Along the same lines, Jason Patric (grandson of Jackie Gleason) surprised the hell out of me when he spoke with Ebert when After Dark, My Sweet (1990) screened. Patric’s career could be most charitably described as bumpy, and he directly addressed that fact with a frankness that seemed to take even him by surprise. Basically, he acknowledged that after Lost Boys, (which my friends and I loved loved loved at the time, and which still tickles my fancy even now), he was loathe to cash in on his teen-king status by starring in the usual spate of action movies. Likewise after the misbegotten Speed 2 (which Ebert hastened to acknowledge he liked; ah, the cheese stands alone), he didn’t jump at the offers that appeared, at least until box-office returns were counted. The result was that the clamorers became naysayers, Patric explained slowly with a low level of amusement. Or at least bemusement. His refusals were perceived as holier than thou rather than as simple no’s by La-la bigwigs, and he’s been kind of blacklisted since. He still works a lot, cutting his chops in theater and the odd but well-received project. Narc, for example, was terribly underrated; everytime it plays on Showtime, it stops me in my tracks. But where he’s to go now as a Hollywood player mystifies him as much as anyone.
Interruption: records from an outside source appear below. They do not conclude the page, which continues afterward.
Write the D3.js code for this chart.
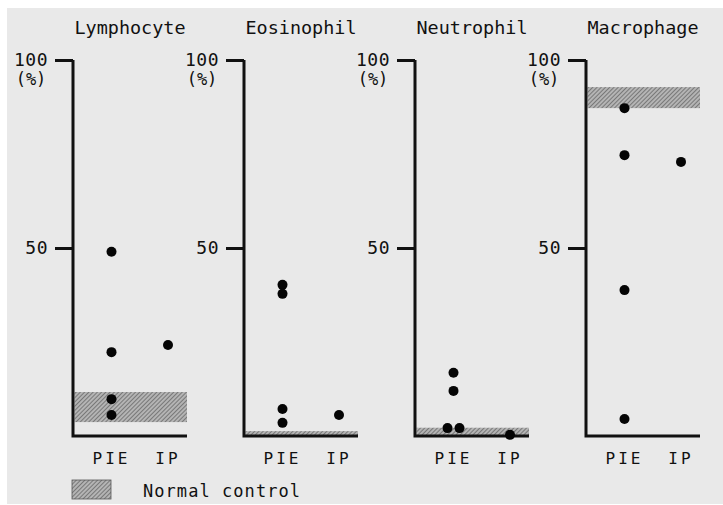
<!DOCTYPE html>
<html><head><meta charset="utf-8">
<script src="https://cdn.jsdelivr.net/npm/d3@7"></script>
<style>
html,body{margin:0;padding:0;background:#fff;}
svg{display:block;}
text{font-family:"DejaVu Sans Mono",monospace;fill:#111;}
</style></head>
<body>
<script>
// ---- data ----
const panels = ["Lymphocyte", "Eosinophil", "Neutrophil", "Macrophage"];
const groups = ["PIE", "IP"];
const pieValues = [
  [49, 22.3, 9.8, 5.6],        // Lymphocyte
  [40.2, 37.8, 7.2, 3.5],      // Eosinophil
  [16.8, 12, 2.1, 2.1],        // Neutrophil
  [87.2, 74.7, 38.8, 4.5]      // Macrophage
];
const ipValues = [
  [24.2],
  [5.6],
  [0.3],
  [72.9]
];
const normalLow  = [3.7, 0, 0, 87.2];
const normalHigh = [11.7, 1.3, 2.2, 92.8];
const yTicks = [50, 100];
const legendLabel = "Normal control";

// ---- layout ----
const W = 723, H = 505;
const svg = d3.select("body").append("svg").attr("width", W).attr("height", H);

// background paper
svg.append("rect").attr("x", 7).attr("y", 8).attr("width", W - 7).attr("height", H - 9).attr("fill", "#e9e9e9");

const defs = svg.append("defs");
const pat = defs.append("pattern").attr("id", "hatch").attr("patternUnits", "userSpaceOnUse")
  .attr("width", 3).attr("height", 3).attr("patternTransform", "rotate(45)");
pat.append("rect").attr("width", 3).attr("height", 3).attr("fill", "#b4b4b4");
pat.append("line").attr("x1", 0).attr("y1", 0).attr("x2", 0).attr("y2", 3)
  .attr("stroke", "#505050").attr("stroke-width", 1.2);

const panelX = d3.scaleBand().domain(panels).range([73, 73 + 4 * 171]).paddingInner(0).paddingOuter(0).align(0);
const plotW = 114;
const y = d3.scaleLinear().domain([0, 100]).range([436, 60]);
const xCat = d3.scalePoint().domain(groups).range([38.5, 95]);

panels.forEach((name, i) => {
  const x0 = panelX(name);
  const g = svg.append("g").attr("transform", `translate(${x0},0)`);

  // title
  g.append("text").attr("x", plotW / 2).attr("y", 34).attr("text-anchor", "middle")
    .attr("font-size", 18).attr("textLength", 111).attr("lengthAdjust", "spacingAndGlyphs").text(name);

  // normal band
  g.append("rect").attr("x", 1.5).attr("width", plotW - 1.5)
    .attr("y", y(normalHigh[i])).attr("height", y(normalLow[i]) - y(normalHigh[i]))
    .attr("fill", "url(#hatch)");

  // y axis ticks & labels
  const ax = d3.axisLeft(y).tickValues(yTicks).tickSize(18).tickPadding(7).tickFormat(d3.format("d"));
  const axG = g.append("g").call(ax);
  axG.select(".domain").remove();
  axG.selectAll(".tick line").attr("stroke", "#111").attr("stroke-width", 3);
  axG.selectAll(".tick text").attr("font-size", 18).attr("letter-spacing", 0.5).attr("fill", "#111")
    .attr("font-family", "DejaVu Sans Mono, monospace");
  g.append("text").attr("x", -42).attr("y", y(100) + 25).attr("text-anchor", "middle")
    .attr("font-size", 17).text("(%)");

  // axes frame
  g.append("path").attr("d", `M0,${y(100)}V${y(0)}H${plotW}`)
    .attr("fill", "none").attr("stroke", "#111").attr("stroke-width", 3);

  // category labels
  g.selectAll(".cat").data(groups).enter().append("text").attr("class", "cat")
    .attr("x", d => xCat(d)).attr("y", 464).attr("text-anchor", "middle")
    .attr("font-size", 16).attr("letter-spacing", 3).text(d => d);

  // dots
  const series = [pieValues[i], ipValues[i]];
  series.forEach((vals, k) => {
    const cx = xCat(groups[k]);
    const pts = vals.map((v, j) => {
      const dupIdx = vals.filter((w, m) => m < j && Math.abs(w - v) < 0.5).length;
      const dupCount = vals.filter(w => Math.abs(w - v) < 0.5).length;
      const off = dupCount > 1 ? (dupIdx - (dupCount - 1) / 2) * 12 : 0;
      return { v, off };
    });
    g.selectAll(null).data(pts).enter().append("circle")
      .attr("cx", d => cx + d.off).attr("cy", d => y(d.v)).attr("r", 5).attr("fill", "#050505");
  });
});

// legend
svg.append("rect").attr("x", 72).attr("y", 480).attr("width", 39).attr("height", 19)
  .attr("fill", "url(#hatch)").attr("stroke", "#555").attr("stroke-width", 0.8);
svg.append("text").attr("x", 143).attr("y", 497).attr("font-size", 17)
  .attr("textLength", 157).attr("lengthAdjust", "spacing").text(legendLabel);
</script>
</body></html>
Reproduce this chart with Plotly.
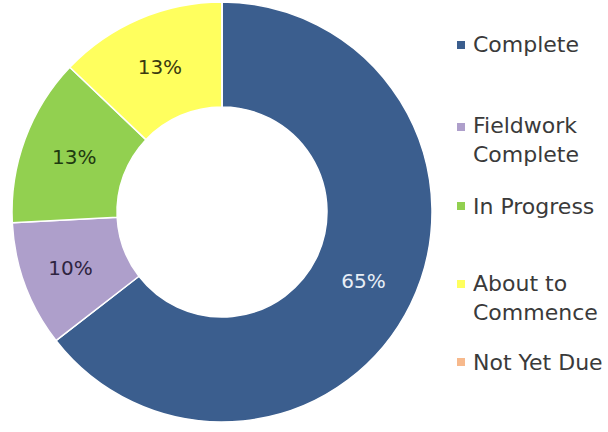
import plotly.graph_objects as go

categories = ["Complete", "Fieldwork Complete", "In Progress", "About to Commence", "Not Yet Due"]
legend_labels = ["Complete", "Fieldwork<br>Complete", "In Progress", "About to<br>Commence", "Not Yet Due"]
counts = [20, 3, 4, 4, 0]
colors = ["#3B5E8E", "#AE9FCB", "#92D050", "#FFFF5E", "#F7B98C"]
text_colors = ["#E8EEF6", "#2E2440", "#1E3A10", "#3A3A10", "#333333"]

W, H = 608, 432
total = sum(counts)
texts = [f"{round(v / total * 100)}%" if v else "" for v in counts]

FONT = "DejaVu Sans, Lato, sans-serif"

fig = go.Figure(go.Pie(
    labels=categories,
    values=counts,
    text=texts,
    textinfo="text",
    textposition="inside",
    insidetextorientation="horizontal",
    textfont=dict(family=FONT, size=20, color=text_colors),
    hole=0.5,
    sort=False,
    direction="clockwise",
    rotation=0,
    marker=dict(colors=colors, line=dict(color="white", width=1.5)),
    domain=dict(x=[12 / W, 432 / W], y=[(H - 422) / H, (H - 2) / H]),
    showlegend=False,
))

# manual legend (pixel centres of each item)
item_centers = [45, 140, 206, 297.5, 362]
first_line = [45, 127, 206, 284, 362]
annotations = []
shapes = []
for lab, col, yc, yf in zip(legend_labels, colors, item_centers, first_line):
    annotations.append(dict(
        x=471 / W, y=1 - yc / H, xref="paper", yref="paper",
        xanchor="left", yanchor="middle", align="left",
        text=lab, showarrow=False,
        font=dict(family=FONT, size=22, color="#3A3A3A"),
    ))
    shapes.append(dict(
        type="rect", xref="paper", yref="paper",
        x0=457 / W, x1=465 / W, y0=1 - (yf + 4) / H, y1=1 - (yf - 4) / H,
        fillcolor=col, line=dict(width=0),
    ))

fig.update_layout(
    width=W, height=H,
    margin=dict(l=0, r=0, t=0, b=0),
    paper_bgcolor="white",
    plot_bgcolor="white",
    annotations=annotations,
    shapes=shapes,
)

fig.write_html("out.html", config={"displayModeBar": False},
               post_script="document.body.style.margin='0';")
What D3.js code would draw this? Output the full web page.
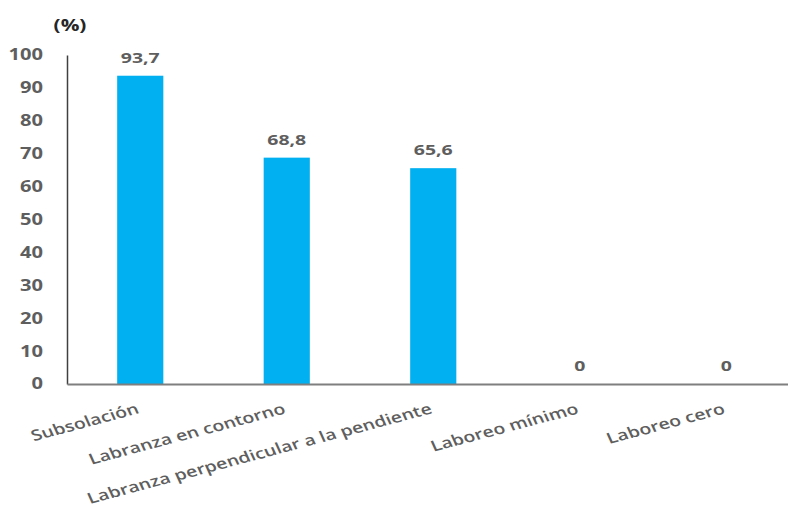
<!DOCTYPE html>
<html>
<head>
<meta charset="utf-8">
<script src="https://cdn.jsdelivr.net/npm/d3@7"></script>
<style>
  html, body { margin: 0; padding: 0; background: #fff; }
  svg { display: block; font-family: "Open Sans", "DejaVu Sans", sans-serif; }
</style>
</head>
<body>
<svg id="chart" width="788" height="513"></svg>
<script>
// Porcentaje por práctica de laboreo
const categories = [
  "Subsolación",
  "Labranza en contorno",
  "Labranza perpendicular a la pendiente",
  "Laboreo mínimo",
  "Laboreo cero"
];
const values = [93.7, 68.8, 65.6, 0, 0];
const valueLabels = ["93,7", "68,8", "65,6", "0", "0"];
const yTicks = [0, 10, 20, 30, 40, 50, 60, 70, 80, 90, 100];
const unitLabel = "(%)";

const svg = d3.select("#chart");
const plotLeft = 67, plotTop = 55, plotBottom = 384;
const bandRight = plotLeft + 5 * 146.5;
const sx = 1.3; // wide lettering: text is stretched horizontally

const x = d3.scaleBand().domain(categories).range([plotLeft, bandRight]).padding(0);
const y = d3.scaleLinear().domain([0, 100]).range([plotBottom, plotTop]);

const barW = x.bandwidth() * 0.315;
const textColor = "#5e5e5e";

// Bars
svg.append("g").selectAll("rect")
  .data(categories)
  .join("rect")
  .attr("x", (d) => x(d) + x.bandwidth() / 2 - barW / 2)
  .attr("y", (d, i) => y(values[i]))
  .attr("width", barW)
  .attr("height", (d, i) => y(0) - y(values[i]))
  .attr("fill", "#00b0f0");

// Value labels above the bars
svg.append("g").selectAll("text")
  .data(categories)
  .join("text")
  .attr("transform", (d, i) => `translate(${x(d) + x.bandwidth() / 2},${y(values[i]) - 13}) scale(${sx},1)`)
  .attr("text-anchor", "middle")
  .attr("font-size", 15)
  .attr("font-weight", 700)
  .attr("fill", textColor)
  .text((d, i) => valueLabels[i]);

// Y axis
const yAxis = svg.append("g")
  .attr("transform", `translate(${plotLeft},0)`)
  .call(d3.axisLeft(y).tickValues(yTicks).tickSize(0));
yAxis.select(".domain").attr("stroke", "#404040").attr("stroke-width", 1.5);
yAxis.selectAll(".tick text")
  .attr("x", 0)
  .attr("transform", `translate(-24,0) scale(${sx},1)`)
  .attr("font-size", 15.5)
  .attr("font-weight", 700)
  .attr("fill", textColor)
  .attr("font-family", "\"Open Sans\", sans-serif");

// X axis
const xAxis = svg.append("g")
  .attr("transform", `translate(0,${plotBottom})`)
  .call(d3.axisBottom(x).tickSize(0).tickFormat(() => ""));
xAxis.select(".domain").attr("stroke", "#7f7f7f").attr("stroke-width", 2);

// Rotated category labels
svg.append("g").selectAll("text")
  .data(categories)
  .join("text")
  .attr("transform", (d) => `translate(${x(d) + x.bandwidth() / 2},${plotBottom + 29}) scale(${sx},1) rotate(-19)`)
  .attr("text-anchor", "end")
  .attr("font-size", 15)
  .attr("font-weight", 600)
  .attr("fill", textColor)
  .text((d) => d);

// Unit label
svg.append("text")
  .attr("transform", `translate(70,31) scale(${sx},1)`)
  .attr("text-anchor", "middle")
  .attr("font-size", 16)
  .attr("font-weight", 700)
  .attr("fill", "#262626")
  .text(unitLabel);
</script>
</body>
</html>
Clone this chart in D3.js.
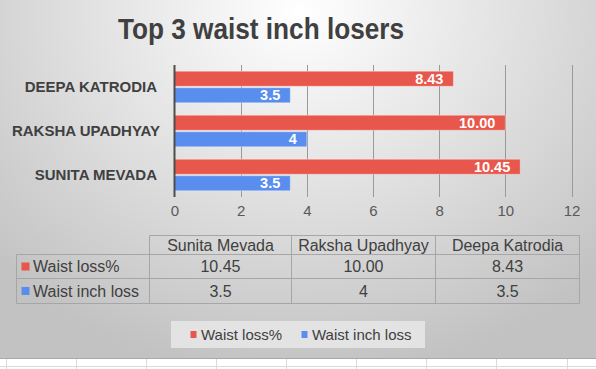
<!DOCTYPE html>
<html><head><meta charset="utf-8">
<script src="https://cdn.jsdelivr.net/npm/d3@7"></script>
<style>
html,body{margin:0;padding:0;background:#fff;}
svg{display:block;font-family:"Liberation Sans",Arial,sans-serif;}
</style></head>
<body><svg id="c" width="596" height="369"></svg>
<script>
const categories = ["Sunita Mevada", "Raksha Upadhyay", "Deepa Katrodia"];
const waistLossPct = [10.45, 10.00, 8.43];
const waistInchLoss = [3.5, 4, 3.5];
const seriesNames = ["Waist loss%", "Waist inch loss"];
const seriesColors = ["#E8574B", "#5A8EEE"];
const xTicks = [0, 2, 4, 6, 8, 10, 12];
const titleText = "Top 3 waist inch losers";

const svg = d3.select("#c");
const W = 596, H = 358;

// background
const defs = svg.append("defs");
const rg = defs.append("radialGradient").attr("id","bg").attr("gradientUnits","userSpaceOnUse")
  .attr("cx",300).attr("cy",10).attr("r",430)
  .attr("gradientTransform","translate(300,10) scale(1,0.85) translate(-300,-10)");
rg.append("stop").attr("offset","0").attr("stop-color","#ffffff");
rg.append("stop").attr("offset","0.45").attr("stop-color","#e4e4e4");
rg.append("stop").attr("offset","1").attr("stop-color","#c2c2c2");
svg.append("rect").attr("x",0).attr("y",0).attr("width",W).attr("height",H).attr("fill","url(#bg)");

// spreadsheet remnants below chart
svg.append("rect").attr("x",0).attr("y",H).attr("width",W).attr("height",369-H).attr("fill","#ffffff");
svg.append("line").attr("x1",0).attr("x2",W).attr("y1",H+0.5).attr("y2",H+0.5).attr("stroke","#a8a8a8");
svg.append("line").attr("x1",0).attr("x2",W).attr("y1",366.5).attr("y2",366.5).attr("stroke","#dadada");
d3.range(0, 9).forEach(i => {
  const x = Math.round(5.7 + i*70.1) + 0.5;
  svg.append("line").attr("x1",x).attr("x2",x).attr("y1",H+1).attr("y2",369).attr("stroke","#dadada");
});

// title
svg.append("text").attr("x",261).attr("y",39).attr("text-anchor","middle")
  .attr("font-size",30).attr("font-weight","bold").attr("fill","#404040")
  .attr("textLength",286).attr("lengthAdjust","spacingAndGlyphs").text(titleText);

// scales
const x = d3.scaleLinear().domain([0, 12]).range([174.5, 571.5]);
const yOrder = categories.slice().reverse(); // top to bottom
const y = d3.scaleBand().domain(yOrder).range([65, 197]).padding(0);
const ySub = d3.scaleBand().domain(seriesNames).range([0, y.bandwidth()]).paddingInner(0.09).paddingOuter(0.378);

// gridlines
svg.append("g").selectAll("line").data(xTicks.filter(d => d > 0)).join("line")
  .attr("x1", d => Math.round(x(d)) + 0.5).attr("x2", d => Math.round(x(d)) + 0.5)
  .attr("y1", 65).attr("y2", 197).attr("stroke", "#9a9a9a").attr("stroke-width", 1);

// x axis tick labels via d3 axis
const xAxis = svg.append("g").attr("transform","translate(0,205)")
  .call(d3.axisBottom(x).tickValues(xTicks).tickSize(0).tickPadding(0).tickFormat(d3.format("d")));
xAxis.select(".domain").remove();
xAxis.selectAll("text").attr("font-size",15).attr("fill","#595959").attr("font-family","Liberation Sans, Arial, sans-serif").attr("dy","0.71em");

// bars
const rows = categories.map((c, i) => ({cat: c, vals: [waistLossPct[i], waistInchLoss[i]]}));
const fmts = [d3.format(".2f"), d => String(d)];
const g = svg.append("g");
rows.forEach(r => {
  r.vals.forEach((v, j) => {
    const yy = y(r.cat) + ySub(seriesNames[j]);
    g.append("rect").attr("x", x(0)).attr("y", yy).attr("width", x(v) - x(0)).attr("height", ySub.bandwidth())
      .attr("fill", seriesColors[j]).attr("stroke", "rgba(255,255,255,0.35)").attr("stroke-width", 1);
    g.append("text").attr("x", x(v) - 10).attr("y", yy + ySub.bandwidth()/2).attr("dy","0.36em")
      .attr("text-anchor","end").attr("font-size",14.5).attr("font-weight","bold").attr("fill","#ffffff")
      .text(fmts[j](v));
  });
});

// axis line at zero
svg.append("line").attr("x1", x(0)).attr("x2", x(0)).attr("y1", 65).attr("y2", 197)
  .attr("stroke", "#4d4d4d").attr("stroke-width", 2);

// category labels
const yAxis = svg.append("g").attr("transform","translate(157,0)")
  .call(d3.axisLeft(y).tickSize(0).tickPadding(0).tickFormat(d => d.toUpperCase()));
yAxis.select(".domain").remove();
yAxis.selectAll("text").attr("font-size",15).attr("font-weight","bold").attr("fill","#404040")
  .attr("font-family","Liberation Sans, Arial, sans-serif");
yAxis.selectAll(".tick").filter(d => d === "Raksha Upadhyay").select("text").attr("x", 3);

// data table
const tColX = [16.5, 149.5, 291.5, 435.5, 579.5];
const tRowY = [235.5, 254.5, 278.5, 303.5];
const tb = svg.append("g");
const border = "#a6a6a6";
// header cells (only data columns)
tb.append("line").attr("x1", tColX[1]).attr("x2", tColX[4]).attr("y1", tRowY[0]).attr("y2", tRowY[0]).attr("stroke", border);
[1,2,3,4].forEach(k => tb.append("line").attr("x1", tColX[k]).attr("x2", tColX[k]).attr("y1", tRowY[0]).attr("y2", tRowY[3]).attr("stroke", border));
tb.append("line").attr("x1", tColX[0]).attr("x2", tColX[0]).attr("y1", tRowY[1]).attr("y2", tRowY[3]).attr("stroke", border);
[1,2,3].forEach(k => tb.append("line").attr("x1", tColX[0]).attr("x2", tColX[4]).attr("y1", tRowY[k]).attr("y2", tRowY[k]).attr("stroke", border));
categories.forEach((c, i) => {
  tb.append("text").attr("x", (tColX[i+1] + tColX[i+2]) / 2).attr("y", (tRowY[0] + tRowY[1]) / 2).attr("dy","0.36em")
    .attr("text-anchor","middle").attr("font-size",16).attr("fill","#404040").text(c);
});
const tableVals = [waistLossPct.map(fmts[0]), waistInchLoss.map(fmts[1])];
seriesNames.forEach((s, j) => {
  const cy = (tRowY[j+1] + tRowY[j+2]) / 2;
  tb.append("rect").attr("x", 21.5).attr("y", cy - 4).attr("width", 8).attr("height", 8).attr("fill", seriesColors[j]);
  tb.append("text").attr("x", 33).attr("y", cy).attr("dy","0.36em").attr("font-size",16).attr("fill","#404040").text(s);
  tableVals[j].forEach((v, i) => {
    tb.append("text").attr("x", (tColX[i+1] + tColX[i+2]) / 2).attr("y", cy).attr("dy","0.36em")
      .attr("text-anchor","middle").attr("font-size",16).attr("fill","#404040").text(v);
  });
});

// legend
const lg = svg.append("g");
lg.append("rect").attr("x", 171).attr("y", 321).attr("width", 254).attr("height", 27).attr("fill", "#e3e3e3");
const legX = [190.5, 301.5];
seriesNames.forEach((s, j) => {
  lg.append("rect").attr("x", legX[j]).attr("y", 331).attr("width", 6).attr("height", 7).attr("fill", seriesColors[j]);
  lg.append("text").attr("x", legX[j] + 10.5).attr("y", 334.5).attr("dy","0.36em").attr("font-size",15).attr("fill","#404040").text(s);
});
</script></body></html>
What occurred to me while he was talking, with a marked lack of surliness, I might add, is that Patric has a chance to accomplish something very few American male actors really achieve: transition from a boy to a man. Seriously, very few American men, whether it be in Hollywood or elsewhere, really ever step into grownup shoes. Even their features remain painfully boyish, albeit with a few smile lines and stray grey hairs, as they age. And it’s not to their advantage as artists. Youth remains impervious to all but black and white, and it’s the colors that lend art any lasting weight or intrigue. By suffering a bit, by being forced by either the powers-that-be or his own prescient unconscious to marinate on the sidelines, Patric has been granted the chance to develop into a fine actor with all the gravity and stillness of a man. It’ll be interesting to see whether the landscape of American film makes room for him. When I said as much to him at ye olde S n S, he responded that he hoped it’d work that way — while his lip inadvertently curled. But politely, I swear.

Also of note: A true Canadian, Guy Maddin, he of the movies Lynch only wishes he’d remained pure enough to make, is as mild-mannered and sweet-tempered as his films are spiky and flamboyant. That said, he did reveal in a discussion that he has a very rare neurological disorder in which, unless medicated, he experiences phantom fingers randomly prodding various parts of his body. Hear ye, hear ye: The phantom limbs of all his films doth be officially explained.

And, finally, Yesterday, one of 2004’s foreign film Oscar nominations, made me cry like a teenaged girl three weeks late. Somber, still and terrifically brave, it’s the story, relayed in a Swahili dialect, of a young, small-village mother who discovers her mostly MIA husband has infected her with HIV. When the lights came up, I was still crying, and my only consolation was that so was pretty much everyone else. Including Ebert himself, who surely had seen the film a few times if he’d decided to include it in his festival. Talk about Boys II Men, for when South African director Darrell Roodt bounded on stage and started jabbering to Ebert, “Wow, you’re crying!” I stopped in my tracks. That he was white and clownish was surprise enough. I kept waiting for his hypoglycemic-child-going-at-the-birthday-cake affect to wear away, but it didn’t. Let the record show that you cannot judge a film by its director’s cover. Because the film is, er, not to be overlooked.

"All, everything I understand, I understand only because I love."